Vivere per raccontarla. Prendiamo in prestito le parole di Garcia Marquez per spiegare il senso di un incontro. Forse per la prima volta, dall'inizio di questo incubo chiamato Covid, gli uomini incaricati di fronteggiare l'emergenza ognuno dal suo avamposto, si sono seduti accanto. Per raccontare, appunto.
Questo esercizio di memoria lo abbiamo condiviso nella redazione della Gazzetta, nel corso di un forum che abbiamo voluto ma non solo per ricordare, piuttosto per affrontare quell'ombra che abbiamo dentro e che ancora non ci abbandona: siamo usciti dall'emergenza? L'abbiamo vinta questa lotta? O il Covid continua a far paura?

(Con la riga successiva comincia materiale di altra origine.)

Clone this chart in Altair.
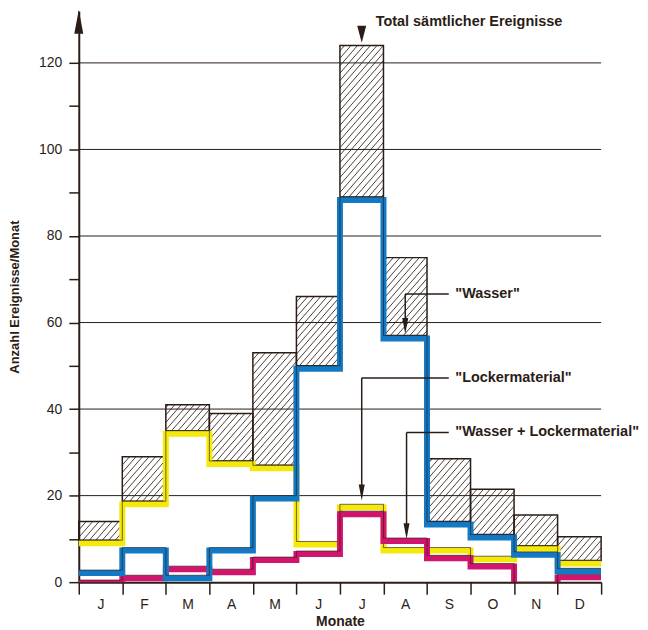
import math
import altair as alt
import pandas as pd

# ---- data ----
months = ["J", "F", "M", "A", "M", "J", "J", "A", "S", "O", "N", "D"]
total = [14, 29, 41, 39, 53, 66, 124, 75, 28.5, 21.5, 15.5, 10.5]
wasser = [2.8, 8, 1.6, 8, 20, 50, 89, 57, 14, 11, 7, 3.2]
locker = [9.7, 18.7, 35, 28, 27, 9.4, 18, 8, 8, 6, 8.4, 5]
wasser_locker = [0.5, 1.6, 3.7, 3, 5.8, 7.2, 16.4, 10.2, 6.2, 4.3, 0, 1.8]
y_ticks = list(range(0, 130, 10))
grid_values = [20, 40, 60, 80, 100, 120]

# ---- layout / style ----
W, H = 524, 573
YMAX = 132
DARK = "#2b1d16"
BLUE = "#1479c4"
YELLOW = "#f5e90c"
MAGENTA = "#d1156f"
FONT = "Liberation Sans"

kx = W / 12
ky = H / YMAX

n = len(months)
lower = [max(wasser[i], locker[i], wasser_locker[i]) for i in range(n)]

boxes = pd.DataFrame({
    "x": list(range(n)), "x2": [i + 1 for i in range(n)],
    "y": lower, "y2": total,
})

# hatch texture computed from the boxes (diagonal lines)
s, a = 6.5, 1.15
segs = []
for i in range(n):
    X0, X1 = i * kx, (i + 1) * kx
    Y0, Y1 = lower[i] * ky, total[i] * ky
    kmin = math.floor((X0 - Y1 / a) / s) - 1
    kmax = math.ceil((X1 - Y0 / a) / s) + 1
    for k in range(kmin, kmax + 1):
        c = k * s
        xa = max(X0, Y0 / a + c)
        xb = min(X1, Y1 / a + c)
        if xb - xa > 0.4:
            segs.append({"x": xa / kx, "y": a * (xa - c) / ky,
                         "x2": xb / kx, "y2": a * (xb - c) / ky})
hatch = pd.DataFrame(segs)


def step_df(vals):
    return pd.DataFrame({"x": list(range(n)) + [n], "y": list(vals) + [vals[-1]]})


xs = alt.Scale(domain=[0, 12], nice=False, zero=False)
ys = alt.Scale(domain=[0, YMAX], nice=False)

month_arr = "[" + ",".join("'%s'" % m for m in months) + "]"

x_axis = alt.Axis(
    values=list(range(13)), title="Monate", tickSize=12, tickWidth=1.5,
    labelExpr="datum.value < 12 ? %s[datum.value] : ''" % month_arr,
    labelOffset=kx / 2, labelPadding=3, labelFontSize=14, labelFont=FONT,
    labelColor=DARK, titleFont=FONT, titleFontSize=14, titleFontWeight="bold",
    titleColor=DARK, titlePadding=3, domainWidth=2, domainColor=DARK,
    tickColor=DARK, grid=False, labelFlush=False)
y_axis = alt.Axis(
    values=y_ticks, title="Anzahl Ereignisse/Monat", tickSize=10, tickWidth=1.5,
    labelExpr="datum.value % 20 == 0 ? datum.label : ''",
    labelPadding=7, labelFontSize=14, labelFont=FONT, labelColor=DARK,
    titleFont=FONT, titleFontSize=13, titleFontWeight="bold", titleColor=DARK,
    titlePadding=17, domainWidth=2, domainColor=DARK, tickColor=DARK, grid=False)


def X():
    return alt.X("x:Q", scale=xs, axis=x_axis)


def Y():
    return alt.Y("y:Q", scale=ys, axis=y_axis)


grid = alt.Chart(pd.DataFrame({"y": grid_values})).mark_rule(
    color=DARK, strokeWidth=1).encode(y=Y())

hatch_layer = alt.Chart(hatch).mark_rule(color=DARK, strokeWidth=0.85).encode(
    x=X(), y=Y(), x2="x2:Q", y2="y2:Q")

box_layer = alt.Chart(boxes).mark_rect(
    fillOpacity=0, stroke=DARK, strokeWidth=1.5).encode(
    x=X(), x2="x2:Q", y=Y(), y2="y2:Q")


def band(vals, color):
    df = step_df(vals)
    b = alt.Chart(df).mark_line(interpolate="step-after", color=color,
                                strokeWidth=6, yOffset=3, strokeCap="butt",
                                clip=True).encode(x=X(), y=Y())
    edge = alt.Chart(df).mark_line(interpolate="step-after", color=DARK,
                                   strokeWidth=0.8, opacity=0.8,
                                   clip=True).encode(x=X(), y=Y())
    return b + edge


# annotations (data coordinates)
labels = pd.DataFrame({
    "x": [6.82, 8.65, 8.65, 8.65],
    "y": [129.5, 66.6, 47.2, 34.6],
    "t": ["Total sämtlicher Ereignisse", "\"Wasser\"", "\"Lockermaterial\"",
          "\"Wasser + Lockermaterial\""],
})
leaders = pd.DataFrame({
    "x": [7.5, 7.5, 6.5, 6.5, 7.53, 7.53],
    "y": [66.6, 66.6, 47.2, 47.2, 34.6, 34.6],
    "x2": [8.5, 7.5, 8.5, 6.5, 8.5, 7.53],
    "y2": [66.6, 60.5, 47.2, 22.0, 34.6, 13.0],
})
heads = pd.DataFrame({"x": [7.5, 6.5, 7.53], "y": [59.2, 20.7, 11.8]})

text_layer = alt.Chart(labels).mark_text(
    align="left", baseline="middle", font=FONT, fontSize=14.5, fontWeight="bold",
    color=DARK).encode(x=X(), y=Y(), text="t:N")
leader_layer = alt.Chart(leaders).mark_rule(color=DARK, strokeWidth=1.5).encode(
    x=X(), y=Y(), x2="x2:Q", y2="y2:Q")
head_layer = alt.Chart(heads).mark_point(
    shape="M-0.375,-1L0.375,-1L0,1Z", size=256, filled=True, opacity=1,
    color=DARK).encode(x=X(), y=Y())
total_head = alt.Chart(pd.DataFrame({"x": [6.5], "y": [126.6]})).mark_point(
    shape="M-0.53,-1L0.53,-1L0,1Z", size=289, filled=True, opacity=1,
    color=DARK).encode(x=X(), y=Y())
axis_head = alt.Chart(pd.DataFrame({"x": [0], "y": [129.5]})).mark_point(
    shape="M0,-1L0.375,1L-0.375,1Z", size=576, filled=True, opacity=1,
    color=DARK).encode(x=X(), y=Y())

chart = alt.layer(
    grid, hatch_layer, box_layer,
    band(locker, YELLOW), band(wasser_locker, MAGENTA), band(wasser, BLUE),
    leader_layer, head_layer, total_head, axis_head, text_layer,
).properties(
    width=W, height=H, padding={"top": 0, "left": 0, "right": 0, "bottom": 0},
    background="white",
).configure_view(stroke=None)

chart.save("out.html", embed_options={"renderer": "svg", "actions": False})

Alla fine, del passato si è parlato relativamente e il racconto dei 15 mesi di apnea i direttori generali delle Asl pugliesi lo hanno dedicato all'aiuto reciproco, alla straordinaria esperienza solidale tra istituzioni, amministrazioni, cittadini e operatori sanitari. Lo abbiamo affrontato a mani nude, questo virus, lentamente, ondata dopo ondata, si sono costruiti un modello, un approccio, una strategia. Errori? Inevitabili davanti a un nemico inedito. Ora è tempo di futuro. E di speranza.
La speranza comincia da un fondamentale giro di boa chiamato campagna vaccinale. «Dalla fase pre a quella post vaccinale è cambiato tutto», dicono i direttori generali delle Asl: contagi in calo, numeri in flessione, il mostro che smette di mordere.
Siamo cambiati anche tutti noi, dalla genuina reazione della primavera 2020, gli arcobaleni ai balconi, l'inno d'Italia, l'andràtuttobene, alla disperata voglia di tornare alla vita di sempre. Ma nulla sarà più come prima, il che potrebbe essere l'unica cosa buona che ci lascia in eredità il maledetto virus perché ci ha obbligati ad anticipare il futuro, ad impossessarci nella quotidianità di tecnologie di nicchia, a ripensare i nostri spazi urbani di coabitazione, a sperimentare nuove forme di socialità. Forse anche a rinunciare a cose inutili.
E la speranza, che abbiamo tentato di rintracciare nel dialogo tra chi ha contribuito a fronteggiare l'emergenza, non è soltanto sconfiggere il virus, liberarci delle mascherine, tornare ad abbracciarci. È piuttosto la ribellione a un sistema deformato e suicida che ha affidato la Sanità italiana al pensiero e alla scrittura degli economisti. L'assessore Pier Luigi Lopalco lo dice con passione come un manifesto di disobbedienza: «Il virus ci ha fatto scoprire che tagliare la sanità significa tagliare l'economia».
E c'è ancora spazio per denunciare quanto quegli stessi economisti siano sempre fin troppo benevoli con le regioni del Nord, a fronte di un Mezzogiorno di cuori e cervelli volutamente lasciato in affanno. «Abbattiamo gli ostacoli, le barricate, le rendite di posizione», dice ancora Lopalco. Così il nostro incontro sullo spavento, sullo smarrimento diventa invece una promessa di rivoluzione.
Rifondare la sanità e la mentalità, rifondare la coscienza del Sud, comprendere i bisogni, assecondare il cambiamento. Questo il virus della speranza.